To the waters and the wild
With a faery, hand in hand,
For the world’s more full of weeping than you can understand.”
– W.B. Yeats
This is not really about rainbows and sunshine, much as I’d like it to be. I do not want to be writing about this. I want to be writing about something funny, like How I Screwed Up Easter This Year, or something heartwarming, like All The Love Notes From My Kids. But I can’t. I need to write about this.
Let me ask, first, how permissive are you with your children’s use of electronics? No matter your answer, I’m sure you’ve talked about internet safety and what’s appropriate, right? I’ve covered the basics with my daughters, I have parental controls and I monitor all of the electronics in my home. When my 10-year old tells me that her friends have Snapchat and Facebook pages, I simply say, “Good for them. Not for you.” She has her own electronic device, but it stays home when she goes to school and it stays downstairs when she goes to bed. Do I worry that I’m holding her back from being on par with her peers, that I’m somehow stifling her, keeping her in a plastic bubble, dooming her to social isolation?
Nope. Not one single bit.
I have (mostly) kept my promise to myself to grow along with my children, not to baby them when they’re no longer babies, to treat them as their actual ages. They are still at the point that I know where they are every minute of the day, so it stands to reason that I should still be paying attention and know what they’re up to when they’re not in school or at organized activities.

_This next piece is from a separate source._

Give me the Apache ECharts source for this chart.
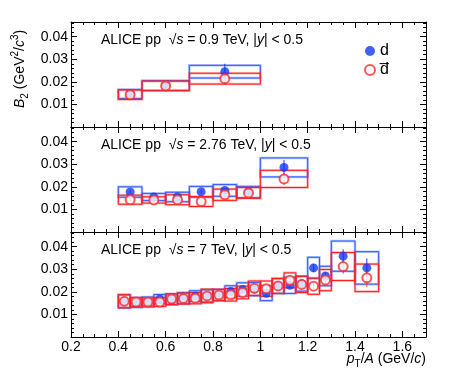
<!DOCTYPE html>
<html>
<head>
<meta charset="utf-8">
<script src="https://cdn.jsdelivr.net/npm/echarts@6/dist/echarts.min.js"></script>
<style>
  html, body { margin: 0; padding: 0; background: #fff; }
  #main { width: 473px; height: 384px; }
</style>
</head>
<body>
<div id="main"></div>
<script>
// B2 of deuterons vs pT/A, three energies

// 0.9 TeV
var binLo09 = [0.4, 0.5, 0.7];
var binHi09 = [0.5, 0.7, 1.0];
var d09 = [0.0146, 0.0184, 0.0245];
var d09Stat = [0.0018, 0.002, 0.0035];
var d09Sys = [0.002, 0.0022, 0.0028];
var dbar09 = [0.0143, 0.0182, 0.0214];
var dbar09Stat = [0.002, 0.0022, 0.0028];
var dbar09Sys = [0.0021, 0.0021, 0.0024];

// 2.76 TeV
var binLo276 = [0.4, 0.5, 0.6, 0.7, 0.8, 0.9, 1.0];
var binHi276 = [0.5, 0.6, 0.7, 0.8, 0.9, 1.0, 1.2];
var d276 = [0.0177, 0.0155, 0.0155, 0.0178, 0.0184, 0.0177, 0.0286];
var d276Stat = [0.0008, 0.0008, 0.0008, 0.0009, 0.001, 0.0012, 0.0033];
var d276Sys = [0.0023, 0.0016, 0.0021, 0.0024, 0.0026, 0.0025, 0.0042];
var dbar276 = [0.0143, 0.0142, 0.0143, 0.0135, 0.0165, 0.0173, 0.0235];
var dbar276Stat = [0.0008, 0.0008, 0.0009, 0.001, 0.0011, 0.0013, 0.0026];
var dbar276Sys = [0.002, 0.0014, 0.0022, 0.0022, 0.0025, 0.0024, 0.0038];

// 7 TeV
var binLo7 = [0.4, 0.45, 0.5, 0.55, 0.6, 0.65, 0.7, 0.75, 0.8, 0.85, 0.9, 0.95, 1.0, 1.05, 1.1, 1.15, 1.2, 1.25, 1.3, 1.4];
var binHi7 = [0.45, 0.5, 0.55, 0.6, 0.65, 0.7, 0.75, 0.8, 0.85, 0.9, 0.95, 1.0, 1.05, 1.1, 1.15, 1.2, 1.25, 1.3, 1.4, 1.5];
var d7 = [0.0158, 0.0153, 0.0155, 0.0168, 0.0165, 0.0172, 0.0181, 0.0182, 0.0186, 0.0201, 0.021, 0.0212, 0.0194, 0.0226, 0.0229, 0.0236, 0.0306, 0.027, 0.0358, 0.0306];
var d7Stat = [0.0004, 0.0004, 0.0004, 0.0005, 0.0005, 0.0005, 0.0005, 0.0006, 0.0006, 0.0007, 0.0008, 0.0008, 0.001, 0.001, 0.0012, 0.0014, 0.0018, 0.0017, 0.003, 0.0042];
var d7Sys = [0.0029, 0.0022, 0.0022, 0.002, 0.0022, 0.0025, 0.0024, 0.0027, 0.0025, 0.0026, 0.003, 0.0029, 0.0033, 0.0033, 0.0036, 0.0033, 0.0047, 0.0043, 0.0067, 0.0072];
var dbar7 = [0.0158, 0.0155, 0.0155, 0.0155, 0.0168, 0.017, 0.0172, 0.0182, 0.0186, 0.0187, 0.0197, 0.0216, 0.0214, 0.0226, 0.0251, 0.0233, 0.0225, 0.0252, 0.0312, 0.0262];
var dbar7Stat = [0.0004, 0.0004, 0.0004, 0.0005, 0.0005, 0.0005, 0.0005, 0.0006, 0.0006, 0.0007, 0.0008, 0.0008, 0.001, 0.001, 0.0012, 0.0014, 0.0016, 0.002, 0.0031, 0.004];
var dbar7Sys = [0.0029, 0.0019, 0.0018, 0.002, 0.0024, 0.0024, 0.0025, 0.003, 0.0025, 0.0028, 0.0028, 0.0032, 0.0034, 0.0033, 0.0033, 0.0036, 0.0036, 0.0047, 0.0062, 0.0061];

var panelTitles = ['0.9', '2.76', '7'];
var xTicks = { min: 0.2, max: 1.7, interval: 0.2 };
var yTicks = { min: 0, max: 0.0465, interval: 0.01 };

var FONT = '"Liberation Sans", Arial, Helvetica, sans-serif';
var BLUE = '#1438f5';
var RED = '#ff2a2a';

var panels = [
  { lo: binLo09, hi: binHi09, d: d09, dStat: d09Stat, dSys: d09Sys, db: dbar09, dbStat: dbar09Stat, dbSys: dbar09Sys },
  { lo: binLo276, hi: binHi276, d: d276, dStat: d276Stat, dSys: d276Sys, db: dbar276, dbStat: dbar276Stat, dbSys: dbar276Sys },
  { lo: binLo7, hi: binHi7, d: d7, dStat: d7Stat, dSys: d7Sys, db: dbar7, dbStat: dbar7Stat, dbSys: dbar7Sys }
];

var gridTops = [22, 127, 232];

var myChart = echarts.init(document.getElementById('main'));

function boxRender(pale, strong) {
  return function (params, api) {
    var p1 = api.coord([api.value(0), api.value(2) + api.value(3)]);
    var p2 = api.coord([api.value(1), api.value(2) - api.value(3)]);
    var shape = { x: p1[0], y: p1[1], width: p2[0] - p1[0], height: p2[1] - p1[1] };
    return {
      type: 'group',
      children: [
        { type: 'rect', shape: shape, style: { fill: 'none', stroke: pale, lineWidth: 2.5 } },
        { type: 'rect', shape: shape, style: { fill: 'none', stroke: strong, lineWidth: 1 } }
      ]
    };
  };
}

function errRender(color) {
  return function (params, api) {
    var a = api.coord([api.value(0), api.value(1) - api.value(2)]);
    var b = api.coord([api.value(0), api.value(1) + api.value(2)]);
    return { type: 'line', shape: { x1: a[0], y1: a[1], x2: b[0], y2: b[1] }, style: { stroke: color, lineWidth: 1 } };
  };
}

var grid = [], xAxis = [], yAxis = [], series = [], title = [];

panels.forEach(function (p, i) {
  grid.push({ left: 71, right: 47, top: gridTops[i], height: 105 });

  ['bottom', 'top'].forEach(function (pos) {
    xAxis.push({
      type: 'value', gridIndex: i, position: pos,
      min: xTicks.min, max: xTicks.max, interval: xTicks.interval,
      axisLine: { show: true, onZero: false, lineStyle: { color: '#000', width: 1 } },
      axisTick: { inside: true, length: 6, lineStyle: { color: '#000' } },
      minorTick: { show: true, splitNumber: 4, length: 3, lineStyle: { color: '#000' } },
      splitLine: { show: false },
      axisLabel: {
        show: i === 2 && pos === 'bottom', margin: 3, fontSize: 14, color: '#000', fontFamily: FONT,
        showMaxLabel: false,
        formatter: function (v) {
          if (v > 1.65) return '';
          return String(Math.round(v * 10) / 10);
        }
      }
    });
  });

  ['left', 'right'].forEach(function (pos) {
    yAxis.push({
      type: 'value', gridIndex: i, position: pos,
      min: yTicks.min, max: yTicks.max, interval: yTicks.interval,
      axisLine: { show: true, onZero: false, lineStyle: { color: '#000', width: 1 } },
      axisTick: { inside: true, length: 6, lineStyle: { color: '#000' } },
      minorTick: { show: true, splitNumber: 5, length: 3, lineStyle: { color: '#000' } },
      splitLine: { show: false },
      axisLabel: {
        show: pos === 'left', margin: 3, fontSize: 14, color: '#000', fontFamily: FONT,
        formatter: function (v) {
          var k = Math.round(v * 100);
          if (k === 0 || Math.abs(v * 100 - k) > 1e-6) return '';
          return v.toFixed(2);
        }
      }
    });
  });

  var xi = 2 * i, yi = 2 * i;
  var boxD = [], boxDb = [], errD = [], errDb = [], ptD = [], ptDb = [];
  for (var k = 0; k < p.lo.length; k++) {
    var xc = (p.lo[k] + p.hi[k]) / 2;
    boxD.push([p.lo[k], p.hi[k], p.d[k], p.dSys[k]]);
    boxDb.push([p.lo[k], p.hi[k], p.db[k], p.dbSys[k]]);
    errD.push([xc, p.d[k], p.dStat[k]]);
    errDb.push([xc, p.db[k], p.dbStat[k]]);
    ptD.push([xc, p.d[k]]);
    ptDb.push([xc, p.db[k]]);
  }

  series.push(
    { type: 'custom', xAxisIndex: xi, yAxisIndex: yi, renderItem: boxRender('rgba(60,100,255,0.4)', '#2f5bff'),
      data: boxD, encode: { x: [0, 1], y: [2] }, silent: true, z: 1 },
    { type: 'custom', xAxisIndex: xi, yAxisIndex: yi, renderItem: boxRender('rgba(255,60,60,0.4)', '#ff1a1a'),
      data: boxDb, encode: { x: [0, 1], y: [2] }, silent: true, z: 2 },
    { type: 'custom', xAxisIndex: xi, yAxisIndex: yi, renderItem: errRender(BLUE),
      data: errD, encode: { x: 0, y: 1 }, silent: true, z: 3 },
    { type: 'custom', xAxisIndex: xi, yAxisIndex: yi, renderItem: errRender(RED),
      data: errDb, encode: { x: 0, y: 1 }, silent: true, z: 3 },
    { name: 'd', type: 'scatter', xAxisIndex: xi, yAxisIndex: yi, symbol: 'circle', symbolSize: 9,
      itemStyle: { color: BLUE }, data: ptD, z: 4 },
    { name: 'd\u0305', type: 'scatter', xAxisIndex: xi, yAxisIndex: yi, symbol: 'emptyCircle', symbolSize: 9,
      itemStyle: { color: RED, borderColor: RED, borderWidth: 1 }, data: ptDb, z: 5 }
  );

  title.push({
    text: 'ALICE pp  \u221A{i|s} = ' + panelTitles[i] + ' TeV, |{i|y}| < 0.5',
    left: 101, top: gridTops[i] + 11, padding: 0,
    textStyle: {
      fontSize: 14, fontWeight: 'normal', color: '#000', fontFamily: FONT,
      rich: { i: { fontStyle: 'italic', fontSize: 14, color: '#000', fontFamily: FONT } }
    }
  });
});

var option = {
  animation: false,
  backgroundColor: '#fff',
  title: title,
  legend: {
    orient: 'vertical', left: 359, top: 38, itemWidth: 10, itemHeight: 10, itemGap: 3,
    selectedMode: false,
    textStyle: { fontSize: 16, color: '#000', fontFamily: FONT, lineHeight: 16 },
    data: ['d', 'd\u0305']
  },
  grid: grid,
  xAxis: xAxis,
  yAxis: yAxis,
  series: series,
  graphic: [
    {
      type: 'text', x: 20, y: 108, rotation: Math.PI / 2,
      style: {
        text: '{i|B}{sub|2} (GeV{sup|2}/{i|c}{sup|3})',
        fill: '#000', font: '14px ' + FONT, align: 'left', verticalAlign: 'middle',
        rich: {
          i: { fontStyle: 'italic', fontSize: 14, fontFamily: FONT, lineHeight: 20 },
          sub: { fontSize: 10, fontFamily: FONT, verticalAlign: 'bottom', lineHeight: 20 },
          sup: { fontSize: 10, fontFamily: FONT, verticalAlign: 'top', lineHeight: 20 }
        }
      }
    },
    {
      type: 'text', x: 426, y: 359,
      style: {
        text: '{i|p}{sub|T}{n|/}{i|A}{n| (GeV/}{i|c}{n|)}',
        fill: '#000', font: '14px ' + FONT, align: 'right', verticalAlign: 'middle',
        rich: {
          i: { fontStyle: 'italic', fontSize: 14, fontFamily: FONT, lineHeight: 20 },
          n: { fontSize: 14, fontFamily: FONT, lineHeight: 20 },
          sub: { fontSize: 10, fontFamily: FONT, verticalAlign: 'bottom', lineHeight: 20 }
        }
      }
    }
  ]
};

myChart.setOption(option);
</script>
</body>
</html>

I happened to read two articles in the past week that reinforced my rationale about what I do and don’t allow on electronics, but they also shook me to my core.
The first article, originally published on Playdates on Fridays in June 2014, was a cautionary tale, involving a messaging ap called “Kik”. Some things that set Kik apart from other messaging aps are the anonymity users are afforded, the ability to use the ap from any number of devices (i.e., not just smartphones), the and the lack of parental controls (read more about Kik here). The article related a story about a 12 year old girl who was exploited by another underage Kik user; he threatened her into sending him provocative photographs. Fortunately for the girl, her mother found out and intervened. There is no truly happy ending to the story, however. Those photos of the girl in her underwear may always be out there, and there was very little recourse for legal action.
The second article, originally published in Australian Women’s Weekly in November 2015, was even more disturbing. It wasn’t a single anecdote, but a discussion about tween and teen behavior, peer pressure, and how the internet and social media influence behaviors. It discusses how sending nude or suggestive photos is commonplace among teens , how STDs are on the rise in the 13-19 year old set, and how kids don’t consider oral sex “actual” sex. Most troubling to me, the article related the ease with which boys can access pornography, and how that becomes their sex education and forms their expectations. In other words, they expect girls to look and perform like the women in the films they watch. Meaning Brazilian waxes and enjoying being treated roughly. Girls as young as 12. The thought of my daughters having those kinds of experiences makes me want to vomit and then lock them in their rooms until I’m dead, because only then will I cease to care about their well-being.
I sat my older girl down yesterday, and told her the story about the 12-year old girl, not leaving out any details. She looked horrified, and questioned repeatedly why both parties did what they did. I had to remember that she’s only 10, and not really interested in boys. Yet. I lacked the words to explain to her, in the way that she might understand, that adolescence can equal a lot of really dumb decisions, and that boys and girls who are seeking attention will sometimes throw all caution and common sense right out of the window. I know that this wide-eyed child of mine who says that kissing is the grossest thing on the planet has the potential to turn into a hormonal, boy-crazy teenager who will lie to my face about anything and everything. I did not mention the second article to her, because to be honest, I just don’t have the mental fortitude to have in-depth discussions about sex and sexuality with my daughters at the ages they are right now. I know that I will have to have those conversations, likely before I’m really ready to, but the conversations will need to happen, and I hope that we can have a healthy dialogue going throughout their teen years (I know, but let me delude myself that they will continue to talk to me about everything).
So yeah, this is stuff I totally didn’t want to talk or think about, like, ever. But I know I have to, and I’m putting it out there so perhaps it will motivate you to have any discussions you may have been putting off. It’s important, this growing up business, and I’m hoping like hell that I will keep my eyes and ears open and that I will help usher them to adulthood without any of us making any horrendous mistakes.
But for the moment, allow me, and them, to enjoy these fleeting moments of their childhoods. And baby pandas. Because who doesn’t love pandas?